Food: This place is owned by the same people as Kintaro Ramen on the next block. It's basically the same food but better ingredients for a slightly higher prices (like $1.50 more). Ramen are excellent, and portions are good but not huge. They use organic eggs and I think chicken as well. Always happy, great food. I love the Shio Vegetable-only Ramen, and I think the broth is not meat-based.
Service: Good service, attentive and smiling waitresses.
Value: Good value, great food and filling for under $10.
Ambiance: Nice environment, lots of dark wood and painted concrete walls, kind of industrial meets nature/woodlands style, very Japanese modern. Small but not too crowded. Lots of friends enjoyed it as well.
Great ramen place! it's simple, but decent taste!
Though the price would be kind of high compared to Kintaro or other places, but it would be worth it. You are paying for what you get.
The egg they serve is awsome. The ingredients they use are definately of good quality.
But the chef who makes the best ramen there out of the many times i went there, is the owner himself. The "Mr. Noodle". he has the most experience with ramen and know just how to make the perfect bowl of ramen effortlessly.

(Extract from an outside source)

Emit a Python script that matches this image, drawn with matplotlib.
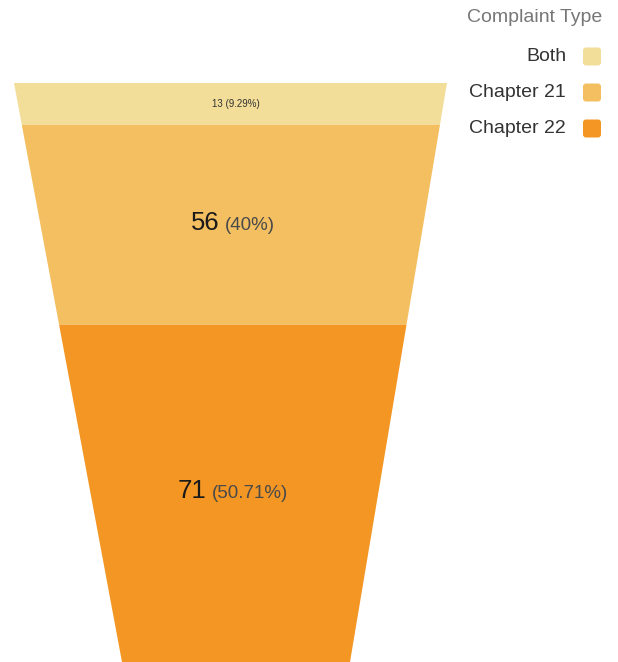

Definately would go tack again.
Food was excellent. Creative options, colorful and careful presentation. Service was very good - there was only one attendent, which was suffice for a dining area the size of a storage room. Value was decent - slightly higher than your usual Japanese hole in the wall. But this is downtown, and business is harder for such small places. Understandable - and it made no real impact. Ambiance - Outstanding. Storage-sized room, open kitchen, seat fit into every possible space; one side was even a concrete wall that made it look liek we were in an alley -- unintentionally. Then why such a high rating for such crappy decor?
Simple. You feel the authenticity of a small Japanese place, making it's best effort to attract it's few customers. You can taste the care put into each item. The juxtaposition of a mess of a dining room and a beatuifully presented dish just makes it feel that much more precious and worthwhile.